By: S. Costa Franco
Introduction – What is the 'Butterfly Effect'?
The 'Butterfly Effect' can be described as, according to the Oxford Languages Dictionary, "the phenomenon whereby a minute localized change in a complex system can have large effects elsewhere." In other words, this describes how in our heavily interconnected and interdependent world, the smallest of changes can result in the most significant of consequences. For instance, we can perceive the assassination of Archduke Franz Ferdinand as the initial cause that led to a series of events eventually resulting in the First World War. This theory can be applied to many aspects of our everyday lives, but it is fascinating to delve into its greater significance and implications, specifically through the lens of environmental sustainability.
How can this be applied to sustainability?

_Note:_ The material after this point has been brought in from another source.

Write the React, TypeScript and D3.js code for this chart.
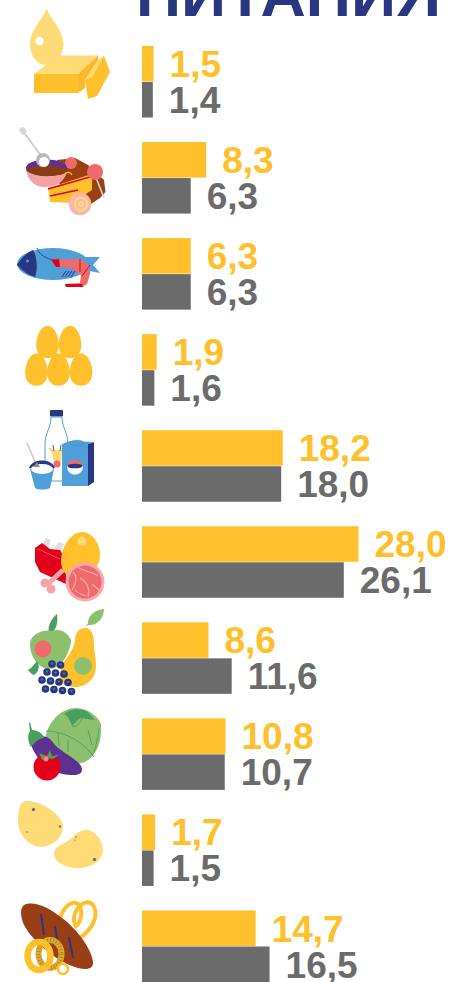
import React from 'react';
import * as d3 from 'd3';

const categories = ['butter', 'sweets', 'fish', 'eggs', 'dairy', 'meat', 'fruit', 'vegetables', 'potatoes', 'bread'];
const valuesYellow = [1.5, 8.3, 6.3, 1.9, 18.2, 28.0, 8.6, 10.8, 1.7, 14.7];
const valuesGray = [1.4, 6.3, 6.3, 1.6, 18.0, 26.1, 11.6, 10.7, 1.5, 16.5];
const title = 'ПИТАНИЯ';

const YELLOW = '#ffc02b';
const GRAY = '#6b6b6b';
const NAVY = '#293682';
const BLUE = '#4f9fd8';
const RED = '#e2001a';
const CORAL = '#ee6a6c';
const GREEN = '#8cc06c';
const DKGREEN = '#47a05f';
const PALE = '#ffdb75';

const x = d3.scaleLinear().domain([0, 28]).range([142, 358.5]);
const rowTop = d3.scalePoint<string>().domain(categories).range([46, 910.5]);
const barH = 35.5;
const fmt = d3.formatLocale({ decimal: ',', thousands: ' ', grouping: [3], currency: ['', ''] }).format('.1f');

// egg outline, wider than tall-ish so neighbours touch like in the picture
const egg = (cx: number, cy: number) =>
  `M${cx},${cy - 16.3} C${cx + 6.5},${cy - 16.3} ${cx + 11.3},${cy - 6} ${cx + 11.3},${cy + 3} C${cx + 11.3},${cy + 11.5} ${cx + 6.5},${cy + 16.3} ${cx},${cy + 16.3} C${cx - 6.5},${cy + 16.3} ${cx - 11.3},${cy + 11.5} ${cx - 11.3},${cy + 3} C${cx - 11.3},${cy - 6} ${cx - 6.5},${cy - 16.3} ${cx},${cy - 16.3}Z`;

function Icons() {
  return (
    <g>
      {/* butter */}
      <path d="M46.7,9 C51,20 63.5,30 63.5,44 C63.5,56 55,65 46,65 C37,65 30,56 30,44 C30,30 42,20 46.7,9Z" fill={PALE} />
      <circle cx={39.5} cy={41} r={4} fill="#fff" />
      <path d="M34,74 L58,55.5 L98,55.5 L78,74Z" fill={PALE} />
      <rect x={34} y={74} width={44} height={19} fill={YELLOW} />
      <path d="M78,74 L98,55.5 L98,60 L85,80 L85,88 L78,93Z" fill="#fdb92a" />
      <path d="M85,80 L98,60 L104,56 L110,72 L97,96 L88,99Z" fill={YELLOW} />
      <path d="M85,80 L98,60 L104,56 L92,77Z" fill={PALE} />

      {/* sweets */}
      <path d="M22,130 L42,157" stroke="#c9c9c9" strokeWidth={1.8} />
      <ellipse cx={23} cy={131} rx={3.2} ry={4} fill="#d8d8d8" transform="rotate(-35 23 131)" />
      <path d="M57,160 L75,158 L88,165 L104,180 L105.5,192 L100,198 L88,206 L60,190Z" fill="#9a4013" />
      <circle cx={71} cy={163} r={6} fill={CORAL} />
      <ellipse cx={46.5} cy={168} rx={20.5} ry={8.5} fill="#5c3191" />
      <path d="M26,170 C30,164 62,164 67,170 C66,178 30,179 26,170Z" fill="#8a3a16" />
      <path d="M26,170 C32,178 60,178 67,172 C64,182 56,187 45,187 C34,187 28,180 26,170Z" fill="#f5a0a5" />
      <path d="M64,175 C66,171 71,172 72,175" stroke={YELLOW} strokeWidth={1.2} fill="none" />
      <circle cx={43} cy={160} r={7} fill="#b9b9b9" />
      <circle cx={44} cy={162} r={5} fill="#fff" />
      <path d="M48,188 L92,174 L92,190 L72,203 L50,202Z" fill={YELLOW} />
      <path d="M48,189 L90,177 M50,196 L78,190" stroke={RED} strokeWidth={1.6} />
      <circle cx={80} cy={204} r={11.3} fill="#f9b3b3" />
      <circle cx={81} cy={204} r={7.5} fill={PALE} />
      <circle cx={81} cy={204} r={5} fill="#f9b3b3" />
      <circle cx={81} cy={204} r={3} fill={PALE} />
      <circle cx={81} cy={204} r={1.2} fill="#f9b3b3" />
      <path d="M95,175 L104,198" stroke="#d5d5d5" strokeWidth={1.6} />
      <circle cx={95} cy={172} r={8} fill={CORAL} />

      {/* fish */}
      <path d="M80,257 L100,257 L93,265 L100,273 L84,270Z" fill={BLUE} />
      <ellipse cx={53} cy={264} rx={36} ry={16} fill={BLUE} />
      <path d="M17,265 C21,258 28,252 33,250 C37,256 38,270 35,277 C28,275 22,270 17,265Z" fill={NAVY} />
      <circle cx={27.5} cy={261} r={1.5} fill={BLUE} />
      <path d="M37,248 C40,256 46,258 53,260" stroke={NAVY} strokeWidth={0.8} fill="none" />
      <path d="M51,259.5 L80,259 C88,262 91,268 90,274 L87,284 L82,287 L66,287 L65,284 L80,283 L81,275 L70,268 L58,267Z" fill={CORAL} />
      <path d="M51,259.5 L59,259 L60,267 L56,267Z" fill={RED} />
      <path d="M65,284 L82,284 L83,287 L66,287Z" fill={RED} />
      <path d="M80,259 V272 M82,276 L90,265" stroke={RED} strokeWidth={1} />
      <path d="M62,277 L66,271 M65,277 L69,271 M68,277 L72,271 M71,277 L75,271" stroke={NAVY} strokeWidth={1} />

      {/* eggs */}
      {[[47.5, 342], [70, 342], [36.5, 369.5], [58.5, 369.5], [81, 369.5]].map((d, i) => (
        <path key={i} d={egg(d[0], d[1])} fill={YELLOW} />
      ))}

      {/* dairy */}
      <rect x={50} y={410} width={13} height={6.5} rx={1} fill={NAVY} />
      <path d="M51,417 L62,417 C62,428 68,432 68,445 L68,481 L45,481 L45,445 C45,432 51,428 51,417Z" fill="#fff" stroke={BLUE} strokeWidth={1} />
      <path d="M51,450 L62,450 L61,462 C60,468 55,468 54,462Z" fill={PALE} />
      <circle cx={57} cy={464} r={3.5} fill={CORAL} />
      <path d="M49,448 L53,451 M65,447 L61,451" stroke={YELLOW} strokeWidth={1.2} />
      <path d="M53,445 L54,451 M61,445 L60,451" stroke={NAVY} strokeWidth={0.8} />
      <path d="M27,443 L36,464" stroke="#c9c9c9" strokeWidth={1.6} />
      <path d="M30,469 C31,462 52,462 54,469 L50,488 C46,490 38,490 35,488Z" fill={BLUE} />
      <path d="M29,468 C32,458 52,458 55,468Z" fill={NAVY} />
      <ellipse cx={42} cy={469} rx={11} ry={5} fill="#fff" />
      <path d="M33,467 L37,462 L40,467Z" fill="#8a8a8a" />
      <rect x={62} y={444} width={26} height={42} fill={BLUE} />
      <path d="M88,444 L94,442 L94,482 L88,486Z" fill={NAVY} />
      <path d="M62,444 L70,441 L94,442 L88,444Z" fill={BLUE} />
      <ellipse cx={77} cy={443} rx={7} ry={2.8} fill={BLUE} stroke="#3b86c2" strokeWidth={0.6} />
      <path d="M67,466 C68,458 81,458 83,466Z" fill={CORAL} />
      <path d="M67,466 L83,466 C83,472 79,474.5 75,474.5 C71,474.5 67,472 67,466Z" fill="#fff" />
      <ellipse cx={75} cy={466} rx={7.5} ry={2.3} fill={NAVY} />

      {/* meat */}
      <path d="M42,545 L46,538 L51,540 L48,550Z M54,550 L58,542 L64,544 L60,553Z" fill="#dedede" />
      <path d="M35,548 L42,543 L50,549 L60,550 L66,560 L66,584 L40,572 L35,562Z" fill={RED} />
      <path d="M38,549 L60,559" stroke={CORAL} strokeWidth={0.8} />
      <path d="M82,532 C92,532 100,543 100,555 C100,566 92,575 80,578 C68,580 61,572 61,561 C61,547 71,532 82,532Z" fill={YELLOW} />
      <circle cx={82} cy={541} r={4.5} fill={PALE} />
      <path d="M63,570 L48,584" stroke="#f5a5a8" strokeWidth={5} />
      <circle cx={45} cy={583} r={4.5} fill="#f5a5a8" />
      <circle cx={51} cy={589} r={4.5} fill="#f5a5a8" />
      <circle cx={85} cy={582} r={19.5} fill="#f8a9ab" />
      <circle cx={85} cy={582} r={16.5} fill={CORAL} />
      <path d="M73,572 C78,576 76,584 72,590 M78,567 C84,572 94,572 98,576 M80,578 C88,582 90,590 88,597 M92,584 L99,590 M75,590 C78,594 84,595 86,596" stroke="#f8a9ab" strokeWidth={1.2} fill="none" />

      {/* fruit */}
      <path d="M49,634 C47,625 52,618 57,614 C58,622 57,630 50,634Z" fill={DKGREEN} />
      <path d="M52,631 C60,628 67,632 71,640 C71,650 62,670 48,669 C38,668 30,656 30,644 C30,635 42,629 52,631Z" fill={GREEN} />
      <circle cx={43} cy={649} r={8.5} fill={CORAL} />
      <path d="M28,670 C32,668 35,663 37,661 C40,666 39,672 34,675 C32,675 30,672 28,670Z" fill={DKGREEN} />
      <path d="M87,626 L91,618" stroke={GREEN} strokeWidth={1} />
      <path d="M88,625 C87,615 95,610 104,609 C104,617 98,626 88,625Z" fill={GREEN} />
      <path d="M85,628 C92,628 94,636 94,645 C94,652 96,656 96,666 C96,678 87,687 75,687 C66,687 60,682 60,677 C60,660 74,654 75,640 C75,633 79,628 85,628Z" fill={YELLOW} />
      <circle cx={83} cy={666} r={9} fill={GREEN} />
      {[[52, 664], [60.5, 665], [47, 672], [55.5, 673], [64, 674], [42, 680], [50.5, 681], [59, 682], [68, 682.5], [45.5, 689], [54, 689.5], [62.5, 690.5], [71.5, 691.5]].map((d, i) => (
        <g key={i}>
          <circle cx={d[0]} cy={d[1]} r={3.8} fill={NAVY} />
          <circle cx={d[0]} cy={d[1] - 0.5} r={1.3} fill="#3f6fb5" />
        </g>
      ))}

      {/* vegetables */}
      <path d="M46,735 C50,719 63,708 76,708 C90,708 101,720 101,725 C102,740 98,755 85,762 C75,766 60,765 50,752 C48,745 46,740 46,735Z" fill={GREEN} />
      <path d="M64,714 C70,708 82,708 88,712 L95,720 L80,718 L72,726 C70,720 68,716 64,714Z" fill={DKGREEN} />
      <path d="M46,731 C62,731 82,740 94,757 M72,726 C76,728 80,724 82,718 M58,733 L59,746 M88,730 L92,745 M68,740 L68,752 M99,728 C98,740 95,750 92,756" stroke={DKGREEN} strokeWidth={0.9} fill="none" />
      <path d="M31,745 C40,732 48,735 55,745 C63,753 76,758 81,766 C84,772 80,775 73,775 C58,776 38,765 31,745Z" fill="#5c3191" />
      <path d="M29,723 L30,731 C27,735 28,742 31,747 C36,741 40,738 44,738 C43,733 37,730 32,730 L30,722Z" fill={DKGREEN} />
      <circle cx={47} cy={767} r={13.5} fill={RED} />
      <path d="M39,753 L47,756 L50,750 L52,756 L59,755 L53,759 L47,758 L42,760Z" fill={DKGREEN} />
      <circle cx={46} cy={759} r={2.5} fill="#f08a8a" />

      {/* potatoes */}
      <path d="M25,801 C38,800 56,810 62,822 C66,834 55,846 42,847 C30,847 18,836 18,820 C18,810 20,802 25,801Z" fill={PALE} />
      <path d="M86,830 C95,830 103,840 103,850 C103,860 92,868 78,868 C65,868 54,862 54,853 C54,846 65,844 72,838 C77,833 81,830 86,830Z" fill={PALE} />
      {[[33.5, 809.5, 1.7], [60, 826.5, 1.2], [27, 832, 0.8], [94.5, 859.5, 1.7], [76, 837, 0.8], [75, 840, 0.6]].map((d, i) => (
        <circle key={i} cx={d[0]} cy={d[1]} r={d[2]} fill="#77726a" />
      ))}

      {/* bread */}
      <path d="M60,918 C64,906 72,900 78,904 C83,908 82,922 76,926 C72,920 74,908 84,903 C92,900 97,908 95,918 C93,926 86,934 80,938" fill="none" stroke={YELLOW} strokeWidth={4} />
      <path d="M24,905 C34,900 50,908 62,918 C78,930 92,950 93,962 C94,970 84,971 72,966 C52,958 32,940 24,925 C20,916 20,908 24,905Z" fill="#9a3f15" />
      <path d="M41,914 L44,935 M55,926 L58,945 M69,937 L73,958" stroke={NAVY} strokeWidth={2} />
      <ellipse cx={50} cy={954} rx={11.5} ry={14} fill="none" stroke="#e0a92f" strokeWidth={6} />
      <ellipse cx={50} cy={954} rx={11.5} ry={14} fill="none" stroke="#a8801f" strokeWidth={4} strokeDasharray="0.8 2.2" />
      <ellipse cx={39} cy={956} rx={11.5} ry={14} fill="none" stroke={YELLOW} strokeWidth={6.5} />
      <circle cx={63} cy={969} r={5} fill="#fff" stroke={YELLOW} strokeWidth={2.5} />
    </g>
  );
}

export default function App() {
  return (
    <svg
      width={449}
      height={982}
      viewBox="0 0 449 982"
      style={{ position: 'absolute', left: 0, top: 0, background: '#fff' }}
      fontFamily="'Liberation Sans', Arial, sans-serif"
    >
      <text x={136} y={16} fontSize={61} fontWeight={700} fill={NAVY} textLength={305} lengthAdjust="spacingAndGlyphs">{title}</text>
      <Icons />
      {categories.map((c, i) => {
        const top = rowTop(c) as number;
        return (
          <g key={c}>
            <rect x={x(0)} y={top} width={x(valuesYellow[i]) - x(0)} height={barH} fill={YELLOW} />
            <rect x={x(0)} y={top + barH + 0.5} width={x(valuesGray[i]) - x(0)} height={barH} fill={GRAY} />
            <text x={x(valuesYellow[i]) + 16} y={top + 31} fontSize={37} fontWeight={700} fill={YELLOW}>{fmt(valuesYellow[i])}</text>
            <text x={x(valuesGray[i]) + 16} y={top + 67} fontSize={37} fontWeight={700} fill={GRAY}>{fmt(valuesGray[i])}</text>
          </g>
        );
      })}
    </svg>
  );
}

The term "Butterfly Effect" specifically originates from an environmental and climactic context, in which the flap of a butterfly's wings in India could cause changes in air pressure that lead to a hurricane taking place in Iowa. What this aims to explain is that climate change, environmental issues, and the overall value of the solutions we come up with are almost impossible to predict, as there are so many factors to consider, and everything is so interwoven, that it is not nearly as simple as following a specific pattern. This, in a way, forces us as mindful consumers to think deeper about the consequences of our actions, and how these can lead to previously unforeseen results.
Emissions of carbon monoxide gas have been one of the primary causes of the excessive greenhouse effect we are currently experiencing, and nations have been under pressure to rapidly solve this issue. In 1990, an attempt was in fact made, where the United States signed an amendment to the Clean Air Act with the aim of reducing carbon monoxide emissions. The amendment stated that gasoline in automobiles must have a minimum of an oxygenate additive, a chemical compound that aids in allowing gases to burn more completely, mitigating both the production and release of carbon monoxide. The most commonly used oxygenate additive at the time was Methyl Tert-Butyl Ether (MTBE). This all seemed like an ideal solution, until the chemical began to contaminate groundwater, causing many civilians to become ill, and placing the possible adverse health effects of MTBE under scrutiny.
Many states rapidly began to ban the use of MTBE, most notably California and New York, which accounted for 40% of its use. With the dangers of the chemical becoming explicit, consumers had but one choice – utilize an alternative fuel source that also did not produce severe carbon monoxide emissions: ethanol. Quickly, ethanol became the fuel of choice, with the USA soon becoming the top ethanol producer in the world, manufacturing 13.2 billion gallons in 2010. Hence, it seemed that America had finally found the perfect solution to this environmental problem. Only one problem remained – how the ethanol was in fact being produced.
Ethanol is a fuel source originating in crops. Whilst in Brazil, sugarcane is used to extract it, in the United States ethanol is produced from corn. So, to meet the ever-growing demand, massive areas of land had to be carved out solely to grow corn, particularly in the mid-western regions of the country. Corn is grown with maximum yield and for maximum profit, but to achieve this, farmers must eliminate a very crucial barrier in any plantation: weeds. Herbicides are often utilized to rid any farmland of various kinds of weeds that can disrupt crop growth. This doesn't seem like an immediate problem unless we consider a species that heavily depends on one particular type of weed, known as the milkweed. This species is the Monarch Butterfly, depicted in the image above. The incredible insects undergo enormous migration periods, in which they lay their eggs, and the larvae emerging from such eggs feast only on milkweed, which was rapidly being eliminated by corn farmers. The result? 56% of the Monarch Butterfly population was lost in 2013, a staggering consequence.
Many would argue that butterflies do not seem to contribute much to our way of life. Hence, in the interest of preserving our planet, what would be the impact of losing one specific species many of us have not even heard of? However, this then begs the question: is it just for us humans to justify the extinction of a species as a consequence of us attempting to solve a problem that we have caused? How can we attribute value to a species merely based on the uses it provides for us? Have we humans dominated the planet to such an extent that the environment only has value if it can be exploited by us? While this case study may seem insignificant, it is in fact crucial in raising key issues regarding how we view sustainability.
In all, the main conclusion to draw from this is one we have all heard hundreds of times before but continues to be equally valid – all aspects of nature are intrinsically connected. One slight modification in the type of fuel we use can impact the survival of an entire species. Whilst we might think a particular solution is perfect, it may have repercussions we are not even aware of. This is all due to the Butterfly Effect (in this case, literally), in which a flap of a butterfly's wings can lead to a series of events, each leading on to the next, that can possibly end in the mass extinction of the human race! But seriously, it is essential that we, more realistically on a smaller scale, take a step back to think about the impact of our actions and reflect on how we are in such a position that our inputs into the global environmental system can forever modify life as we know it. And while this may seem like an unsolvable problem, it can also provide much room for very positive change.